Stated goal – Extract the lines up to and including the one that contains "from matplotlib.patches import Rectangle", starting with the first line of the entries below, and omit the pictures.
— start of Data to use —
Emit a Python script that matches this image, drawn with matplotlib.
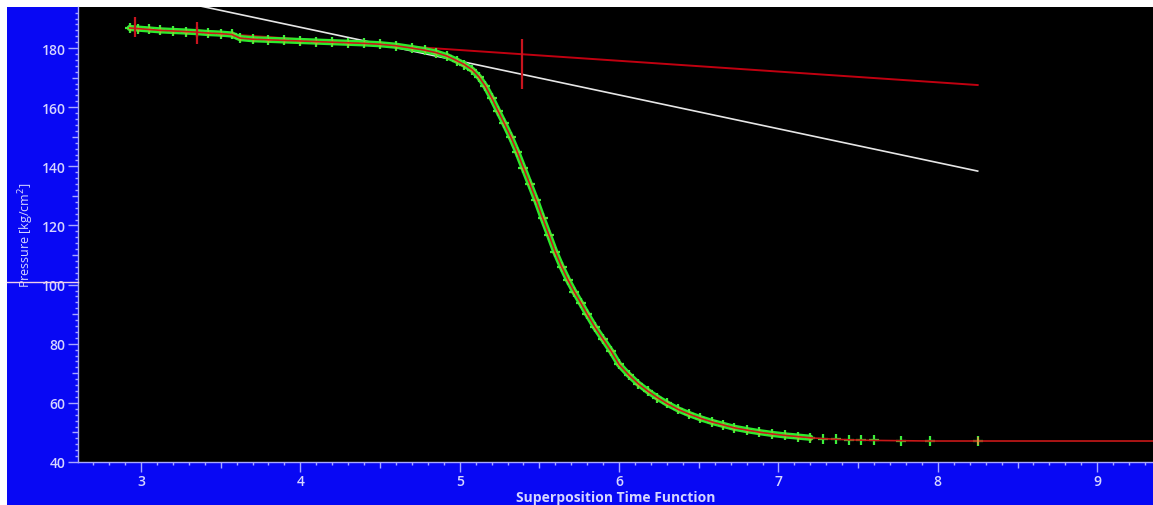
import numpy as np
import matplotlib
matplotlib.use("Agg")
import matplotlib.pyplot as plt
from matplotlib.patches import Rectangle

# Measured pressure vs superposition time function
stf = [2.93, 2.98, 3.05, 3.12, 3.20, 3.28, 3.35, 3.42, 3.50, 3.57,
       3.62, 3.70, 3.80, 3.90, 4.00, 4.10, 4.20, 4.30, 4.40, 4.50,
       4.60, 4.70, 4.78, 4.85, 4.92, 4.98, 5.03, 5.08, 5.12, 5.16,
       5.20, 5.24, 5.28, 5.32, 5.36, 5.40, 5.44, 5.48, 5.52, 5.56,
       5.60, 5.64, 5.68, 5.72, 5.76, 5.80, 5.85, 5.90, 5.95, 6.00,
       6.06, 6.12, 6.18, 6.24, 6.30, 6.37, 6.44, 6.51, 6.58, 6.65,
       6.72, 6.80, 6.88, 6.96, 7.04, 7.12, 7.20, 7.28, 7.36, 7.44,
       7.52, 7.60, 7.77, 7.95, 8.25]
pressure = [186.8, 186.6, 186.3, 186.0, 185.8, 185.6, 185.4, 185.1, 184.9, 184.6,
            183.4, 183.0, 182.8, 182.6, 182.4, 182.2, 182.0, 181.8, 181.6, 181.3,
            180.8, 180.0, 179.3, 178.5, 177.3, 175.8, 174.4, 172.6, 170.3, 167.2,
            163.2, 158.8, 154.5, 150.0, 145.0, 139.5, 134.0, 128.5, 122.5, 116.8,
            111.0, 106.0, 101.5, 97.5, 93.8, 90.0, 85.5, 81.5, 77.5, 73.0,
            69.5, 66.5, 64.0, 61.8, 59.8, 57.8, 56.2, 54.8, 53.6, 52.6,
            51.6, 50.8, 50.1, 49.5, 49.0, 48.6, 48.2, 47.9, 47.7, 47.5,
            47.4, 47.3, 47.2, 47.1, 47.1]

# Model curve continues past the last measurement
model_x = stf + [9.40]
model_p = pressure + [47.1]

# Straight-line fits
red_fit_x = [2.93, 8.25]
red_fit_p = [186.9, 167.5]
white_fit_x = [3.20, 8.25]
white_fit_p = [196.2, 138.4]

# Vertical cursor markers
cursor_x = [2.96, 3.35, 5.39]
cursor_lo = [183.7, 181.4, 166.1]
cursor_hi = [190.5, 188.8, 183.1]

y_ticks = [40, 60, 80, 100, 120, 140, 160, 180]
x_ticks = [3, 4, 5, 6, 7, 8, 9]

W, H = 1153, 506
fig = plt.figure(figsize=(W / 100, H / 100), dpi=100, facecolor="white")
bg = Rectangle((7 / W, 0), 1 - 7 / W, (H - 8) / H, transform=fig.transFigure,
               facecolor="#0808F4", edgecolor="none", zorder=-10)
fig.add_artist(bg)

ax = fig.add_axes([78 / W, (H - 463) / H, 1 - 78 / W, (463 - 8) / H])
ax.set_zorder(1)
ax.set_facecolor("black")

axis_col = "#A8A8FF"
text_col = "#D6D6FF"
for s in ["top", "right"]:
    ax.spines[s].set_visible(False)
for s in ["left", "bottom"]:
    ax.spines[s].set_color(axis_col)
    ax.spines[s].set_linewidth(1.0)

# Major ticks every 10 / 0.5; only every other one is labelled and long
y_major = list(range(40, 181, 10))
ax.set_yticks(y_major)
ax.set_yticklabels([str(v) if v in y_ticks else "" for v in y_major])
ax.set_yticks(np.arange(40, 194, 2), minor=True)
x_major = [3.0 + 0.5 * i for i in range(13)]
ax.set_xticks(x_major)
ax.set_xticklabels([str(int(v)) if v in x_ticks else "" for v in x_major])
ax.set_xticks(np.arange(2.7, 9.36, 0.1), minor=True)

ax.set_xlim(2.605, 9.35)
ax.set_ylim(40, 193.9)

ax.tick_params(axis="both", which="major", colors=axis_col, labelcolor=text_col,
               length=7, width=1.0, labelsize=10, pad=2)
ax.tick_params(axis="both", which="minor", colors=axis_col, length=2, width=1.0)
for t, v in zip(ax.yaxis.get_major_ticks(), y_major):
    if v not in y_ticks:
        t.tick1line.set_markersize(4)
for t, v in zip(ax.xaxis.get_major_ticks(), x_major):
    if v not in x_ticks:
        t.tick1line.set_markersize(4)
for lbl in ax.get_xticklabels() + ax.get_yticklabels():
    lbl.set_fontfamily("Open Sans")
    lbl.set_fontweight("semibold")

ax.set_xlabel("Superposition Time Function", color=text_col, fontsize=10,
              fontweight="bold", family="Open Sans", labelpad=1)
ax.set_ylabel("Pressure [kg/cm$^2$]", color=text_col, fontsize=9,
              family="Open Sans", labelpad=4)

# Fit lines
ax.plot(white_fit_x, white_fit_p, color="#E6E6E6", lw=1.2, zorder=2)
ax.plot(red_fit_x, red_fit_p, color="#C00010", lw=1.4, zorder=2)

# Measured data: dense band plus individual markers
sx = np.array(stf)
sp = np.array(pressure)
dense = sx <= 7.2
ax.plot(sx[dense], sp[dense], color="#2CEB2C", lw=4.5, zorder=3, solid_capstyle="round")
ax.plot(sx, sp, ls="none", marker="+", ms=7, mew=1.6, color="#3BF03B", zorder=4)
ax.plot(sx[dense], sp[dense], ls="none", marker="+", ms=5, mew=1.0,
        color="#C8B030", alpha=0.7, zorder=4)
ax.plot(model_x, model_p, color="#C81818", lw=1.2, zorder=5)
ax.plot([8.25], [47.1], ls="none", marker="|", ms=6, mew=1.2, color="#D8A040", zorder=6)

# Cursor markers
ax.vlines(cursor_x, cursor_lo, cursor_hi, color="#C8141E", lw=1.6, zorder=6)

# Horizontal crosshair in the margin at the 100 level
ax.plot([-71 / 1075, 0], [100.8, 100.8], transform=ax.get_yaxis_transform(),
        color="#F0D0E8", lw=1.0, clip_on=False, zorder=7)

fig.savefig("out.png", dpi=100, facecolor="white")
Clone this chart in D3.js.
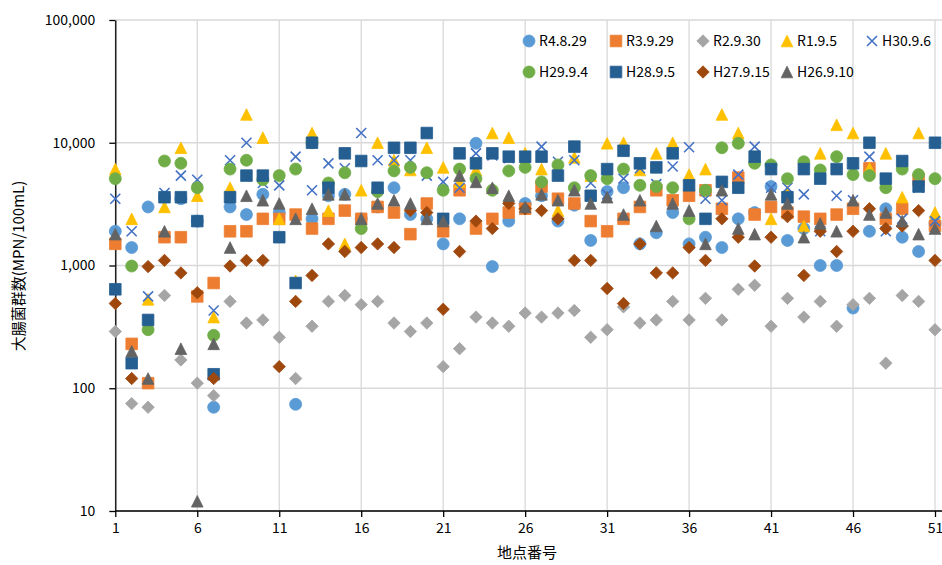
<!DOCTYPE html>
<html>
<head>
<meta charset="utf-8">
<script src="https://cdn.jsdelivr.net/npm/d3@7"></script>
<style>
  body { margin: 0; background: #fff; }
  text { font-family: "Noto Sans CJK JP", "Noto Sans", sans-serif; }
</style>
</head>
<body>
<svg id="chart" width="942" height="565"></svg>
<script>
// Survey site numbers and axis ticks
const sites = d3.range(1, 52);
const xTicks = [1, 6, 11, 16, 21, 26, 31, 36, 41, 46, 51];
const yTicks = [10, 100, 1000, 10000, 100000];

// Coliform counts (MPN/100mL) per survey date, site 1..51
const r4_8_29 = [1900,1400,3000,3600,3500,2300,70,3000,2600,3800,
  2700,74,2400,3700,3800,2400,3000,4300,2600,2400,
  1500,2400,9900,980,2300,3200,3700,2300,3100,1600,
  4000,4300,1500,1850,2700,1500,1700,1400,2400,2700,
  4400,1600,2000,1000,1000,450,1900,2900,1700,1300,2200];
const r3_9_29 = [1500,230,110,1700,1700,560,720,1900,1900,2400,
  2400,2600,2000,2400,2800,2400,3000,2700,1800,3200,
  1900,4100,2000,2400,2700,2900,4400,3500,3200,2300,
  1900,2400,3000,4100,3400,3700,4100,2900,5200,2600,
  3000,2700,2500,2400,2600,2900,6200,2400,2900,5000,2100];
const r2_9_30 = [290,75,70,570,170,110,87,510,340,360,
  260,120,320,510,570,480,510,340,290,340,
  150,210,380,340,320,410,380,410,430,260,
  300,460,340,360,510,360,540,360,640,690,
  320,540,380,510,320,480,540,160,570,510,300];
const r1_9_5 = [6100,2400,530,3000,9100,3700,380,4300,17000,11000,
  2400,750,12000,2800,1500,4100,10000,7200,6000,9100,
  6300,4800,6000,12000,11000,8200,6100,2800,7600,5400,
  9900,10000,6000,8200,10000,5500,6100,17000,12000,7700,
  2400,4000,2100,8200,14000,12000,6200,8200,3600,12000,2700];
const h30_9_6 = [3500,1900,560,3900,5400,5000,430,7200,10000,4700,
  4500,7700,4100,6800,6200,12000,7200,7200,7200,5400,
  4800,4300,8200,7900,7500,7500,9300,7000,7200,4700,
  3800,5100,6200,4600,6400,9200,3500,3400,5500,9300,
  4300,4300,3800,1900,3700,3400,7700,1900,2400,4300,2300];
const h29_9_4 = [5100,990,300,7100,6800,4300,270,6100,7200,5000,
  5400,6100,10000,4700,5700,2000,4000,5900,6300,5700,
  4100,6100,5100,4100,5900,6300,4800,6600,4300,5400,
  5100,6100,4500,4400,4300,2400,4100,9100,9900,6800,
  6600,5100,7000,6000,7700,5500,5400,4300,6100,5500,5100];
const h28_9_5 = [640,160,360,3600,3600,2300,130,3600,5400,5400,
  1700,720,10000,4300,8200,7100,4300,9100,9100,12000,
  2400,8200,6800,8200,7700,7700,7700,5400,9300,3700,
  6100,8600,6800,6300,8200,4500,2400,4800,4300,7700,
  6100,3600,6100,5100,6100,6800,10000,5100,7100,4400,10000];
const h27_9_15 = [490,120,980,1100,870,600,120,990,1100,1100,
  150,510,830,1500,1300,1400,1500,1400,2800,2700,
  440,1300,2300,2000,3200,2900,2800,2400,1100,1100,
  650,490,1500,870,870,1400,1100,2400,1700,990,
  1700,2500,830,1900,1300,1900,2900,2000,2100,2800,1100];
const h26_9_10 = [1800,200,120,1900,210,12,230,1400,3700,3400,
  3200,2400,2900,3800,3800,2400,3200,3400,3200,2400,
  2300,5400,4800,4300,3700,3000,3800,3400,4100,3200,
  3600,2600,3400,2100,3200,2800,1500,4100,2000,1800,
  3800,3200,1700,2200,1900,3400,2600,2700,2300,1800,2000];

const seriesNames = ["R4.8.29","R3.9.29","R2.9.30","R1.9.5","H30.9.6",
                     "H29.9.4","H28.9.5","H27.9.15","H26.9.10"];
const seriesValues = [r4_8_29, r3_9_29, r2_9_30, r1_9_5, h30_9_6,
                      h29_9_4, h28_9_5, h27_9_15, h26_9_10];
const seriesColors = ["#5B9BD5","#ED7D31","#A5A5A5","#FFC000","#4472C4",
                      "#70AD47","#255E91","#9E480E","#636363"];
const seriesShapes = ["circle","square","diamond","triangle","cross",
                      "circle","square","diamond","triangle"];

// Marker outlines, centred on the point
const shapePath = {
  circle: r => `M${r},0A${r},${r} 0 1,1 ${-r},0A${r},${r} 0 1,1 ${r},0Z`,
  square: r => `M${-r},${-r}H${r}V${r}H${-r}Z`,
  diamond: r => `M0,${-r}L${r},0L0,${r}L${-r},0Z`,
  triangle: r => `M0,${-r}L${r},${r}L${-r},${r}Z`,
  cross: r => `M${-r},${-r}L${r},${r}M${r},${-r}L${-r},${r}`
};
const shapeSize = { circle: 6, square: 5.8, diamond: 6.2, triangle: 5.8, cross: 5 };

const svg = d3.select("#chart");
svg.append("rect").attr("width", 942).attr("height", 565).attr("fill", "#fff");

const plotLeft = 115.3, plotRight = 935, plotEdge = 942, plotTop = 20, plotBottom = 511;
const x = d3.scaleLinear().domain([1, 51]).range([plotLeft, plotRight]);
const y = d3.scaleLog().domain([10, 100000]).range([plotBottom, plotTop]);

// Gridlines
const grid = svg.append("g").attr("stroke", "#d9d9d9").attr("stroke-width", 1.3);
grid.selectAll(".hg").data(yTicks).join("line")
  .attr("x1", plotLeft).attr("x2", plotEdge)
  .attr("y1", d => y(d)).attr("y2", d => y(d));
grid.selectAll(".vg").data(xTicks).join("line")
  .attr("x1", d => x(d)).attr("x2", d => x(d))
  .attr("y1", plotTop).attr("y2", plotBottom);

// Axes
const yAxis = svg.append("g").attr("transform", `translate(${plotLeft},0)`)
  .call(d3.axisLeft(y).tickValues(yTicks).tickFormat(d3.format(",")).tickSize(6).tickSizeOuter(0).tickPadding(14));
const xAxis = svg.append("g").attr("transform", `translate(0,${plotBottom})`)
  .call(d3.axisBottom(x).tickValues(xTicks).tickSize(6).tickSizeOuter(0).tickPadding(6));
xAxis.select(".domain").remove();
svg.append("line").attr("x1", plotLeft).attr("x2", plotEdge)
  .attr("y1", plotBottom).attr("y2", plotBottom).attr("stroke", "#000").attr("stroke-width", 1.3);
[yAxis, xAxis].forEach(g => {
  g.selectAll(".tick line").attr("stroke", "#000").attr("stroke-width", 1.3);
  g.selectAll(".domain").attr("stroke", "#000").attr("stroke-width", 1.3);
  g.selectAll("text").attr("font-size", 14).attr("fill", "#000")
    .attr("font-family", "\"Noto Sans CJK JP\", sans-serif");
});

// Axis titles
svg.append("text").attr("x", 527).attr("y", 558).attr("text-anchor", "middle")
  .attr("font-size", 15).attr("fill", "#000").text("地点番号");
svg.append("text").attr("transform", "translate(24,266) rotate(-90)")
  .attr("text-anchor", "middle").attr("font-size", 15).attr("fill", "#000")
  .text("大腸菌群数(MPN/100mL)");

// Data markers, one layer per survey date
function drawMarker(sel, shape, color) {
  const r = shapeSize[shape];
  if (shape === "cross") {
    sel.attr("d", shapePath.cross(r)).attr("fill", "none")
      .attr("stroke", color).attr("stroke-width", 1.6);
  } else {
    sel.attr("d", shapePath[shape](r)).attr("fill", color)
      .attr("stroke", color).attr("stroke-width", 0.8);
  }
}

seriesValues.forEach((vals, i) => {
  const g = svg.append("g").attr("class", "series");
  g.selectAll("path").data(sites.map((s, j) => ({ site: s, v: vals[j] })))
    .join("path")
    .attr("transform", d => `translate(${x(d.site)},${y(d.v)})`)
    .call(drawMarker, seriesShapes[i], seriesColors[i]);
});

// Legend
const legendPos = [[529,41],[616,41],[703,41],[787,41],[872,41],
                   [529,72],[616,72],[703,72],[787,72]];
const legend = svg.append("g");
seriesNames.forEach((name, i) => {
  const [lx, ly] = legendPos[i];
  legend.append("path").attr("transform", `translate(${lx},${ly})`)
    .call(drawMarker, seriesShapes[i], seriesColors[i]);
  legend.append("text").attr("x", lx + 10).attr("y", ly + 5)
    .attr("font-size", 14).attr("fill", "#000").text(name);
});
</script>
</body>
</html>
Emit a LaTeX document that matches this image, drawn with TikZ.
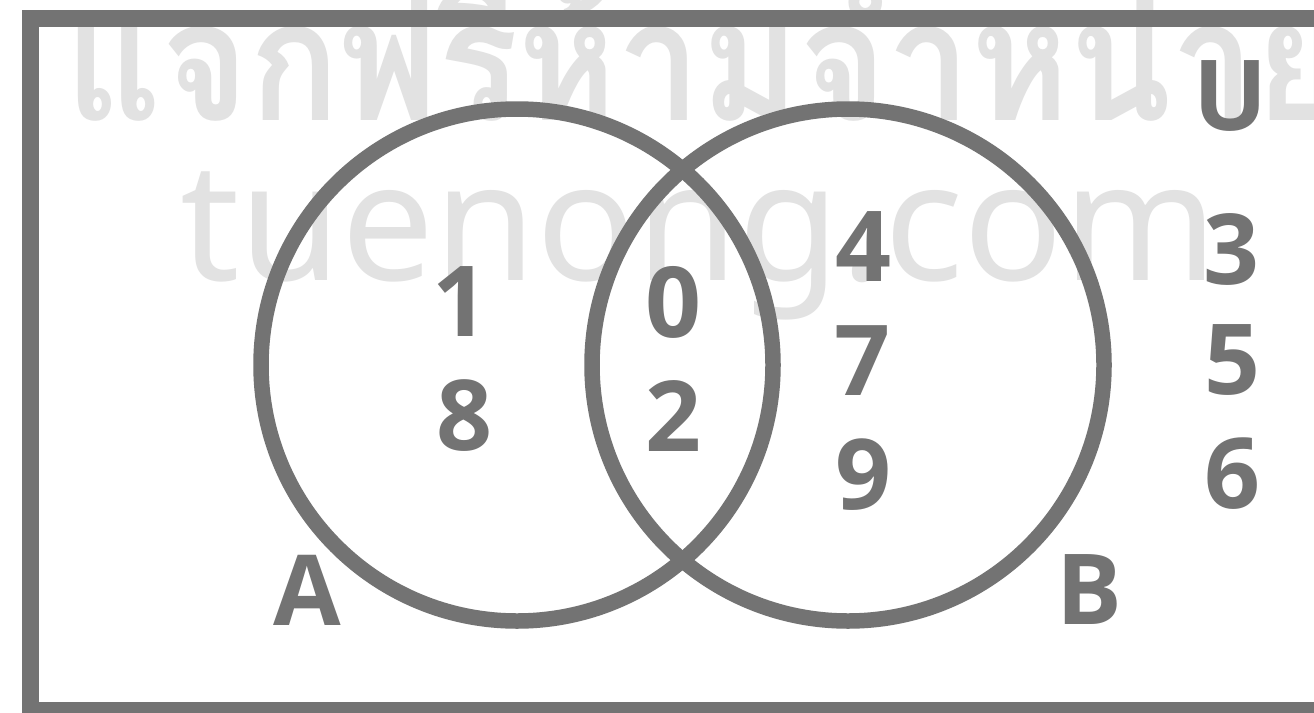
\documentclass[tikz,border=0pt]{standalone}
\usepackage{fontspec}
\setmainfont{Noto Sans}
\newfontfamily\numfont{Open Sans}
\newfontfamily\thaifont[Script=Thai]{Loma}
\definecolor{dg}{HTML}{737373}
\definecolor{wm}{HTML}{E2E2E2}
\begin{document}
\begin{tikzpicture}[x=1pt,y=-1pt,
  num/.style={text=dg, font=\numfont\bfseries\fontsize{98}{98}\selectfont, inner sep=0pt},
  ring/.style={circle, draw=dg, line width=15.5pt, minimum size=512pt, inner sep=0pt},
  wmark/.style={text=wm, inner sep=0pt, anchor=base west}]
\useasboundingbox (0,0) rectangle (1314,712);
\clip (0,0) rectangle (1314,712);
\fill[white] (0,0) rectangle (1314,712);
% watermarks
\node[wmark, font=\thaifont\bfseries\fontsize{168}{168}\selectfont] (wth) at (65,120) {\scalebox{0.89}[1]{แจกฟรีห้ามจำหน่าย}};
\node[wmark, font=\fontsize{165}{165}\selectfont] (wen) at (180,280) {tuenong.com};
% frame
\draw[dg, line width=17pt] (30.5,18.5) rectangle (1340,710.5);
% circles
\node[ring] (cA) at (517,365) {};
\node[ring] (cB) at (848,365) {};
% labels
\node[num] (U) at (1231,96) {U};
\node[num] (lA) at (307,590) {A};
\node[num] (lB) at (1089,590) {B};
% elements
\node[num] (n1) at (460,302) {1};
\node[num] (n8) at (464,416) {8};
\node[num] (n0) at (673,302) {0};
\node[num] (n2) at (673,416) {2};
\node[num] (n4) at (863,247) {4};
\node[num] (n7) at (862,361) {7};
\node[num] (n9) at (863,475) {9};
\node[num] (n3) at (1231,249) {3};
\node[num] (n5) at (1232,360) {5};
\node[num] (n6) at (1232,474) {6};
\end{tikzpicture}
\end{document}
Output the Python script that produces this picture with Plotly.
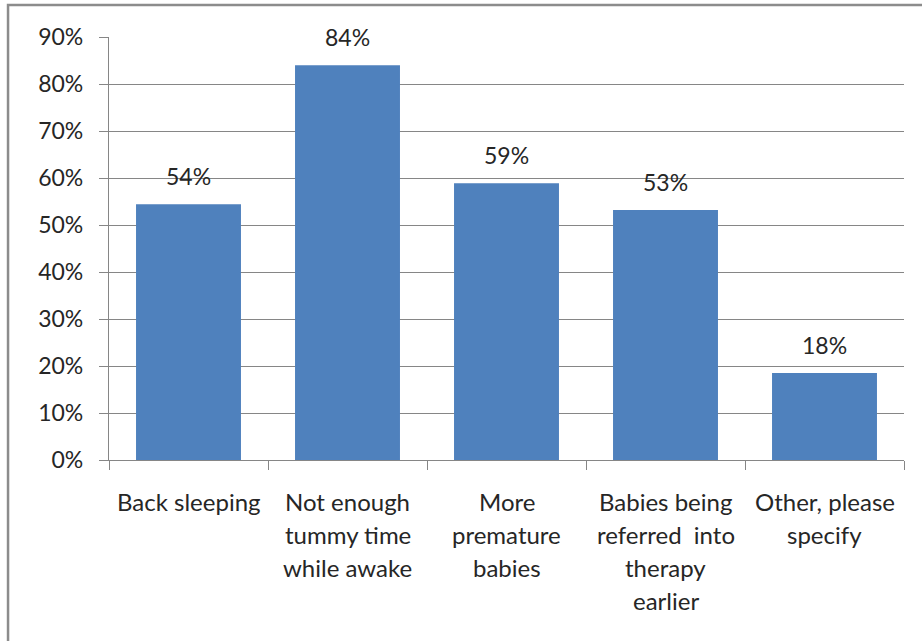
— end of Data to use —
Answer to this problem –
Emit a Python script that matches this image, drawn with matplotlib.
import numpy as np
import matplotlib
matplotlib.use("Agg")
import matplotlib.pyplot as plt
from matplotlib.patches import Rectangle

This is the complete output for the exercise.